Deuxièmement, une seconde possibilité confiée est d'abaisser le seuil de soixante pour l'aligner sur l'effectif actuel des groupes parlementaires. En 2014, aucun groupe ne pouvait seul saisir le Conseil constitutionnel. Aujourd'hui, avec la multiplication des groupes (huit à l'Assemblée, sept au Sénat), une telle modification faciliterait la saisine collective. Il faudrait prendre en compte le rôle majeur des groupes parlementaires dans la saisine et la rédaction des requêtes. Faire coïncider la saisine avec les groupes parlementaires pourrait être intéressant, notamment depuis que le constituant a favorisé les groupes d'opposition et minoritaires en 2008. Cependant, ces derniers ne peuvent pas toujours saisir seuls le Conseil. Il faut donc se demander si abaisser le seuil de soixante parlementaires permettrait de revenir à un droit de la minorité parlementaire, pas seulement de l'opposition.

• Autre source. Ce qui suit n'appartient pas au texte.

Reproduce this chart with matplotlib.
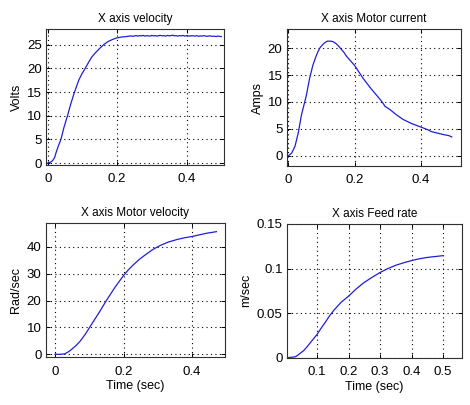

Dernièrement, il a été question de l'audition des parlementaires devant le Conseil constitutionnel. Il y a un paradoxe. Les parlementaires ne sont pas parties au procès constitutionnel alors qu'ils sont à l'origine de la saisine. Ils peuvent demander une audition, mais le Conseil décide d'y accéder ou non. On peut comprendre leur déception de ne pas pouvoir soutenir publiquement leurs arguments.

Cependant, l'audition poserait plusieurs problèmes. Le Conseil n'a qu'un mois (ou huit jours en procédure accélérée) pour se prononcer, ce qui laisse peu de temps pour des auditions. De plus, le contrôle de constitutionnalité est un processus objectif visant à vérifier la conformité à la Constitution, pas à retarder le pouvoir législatif. Les auditions risqueraient de devenir une tribune politique au détriment de l'argumentation juridique. Enfin, il serait difficile de déterminer qui représenterait le Parlement quand la saisine émane des groupes et non des auteurs directs de la loi.

En résumé, l'avenir possible des relations entre le Parlement et le Conseil constitutionnel dépend des saisissants parlementaires. C'est à eux de les faire évoluer.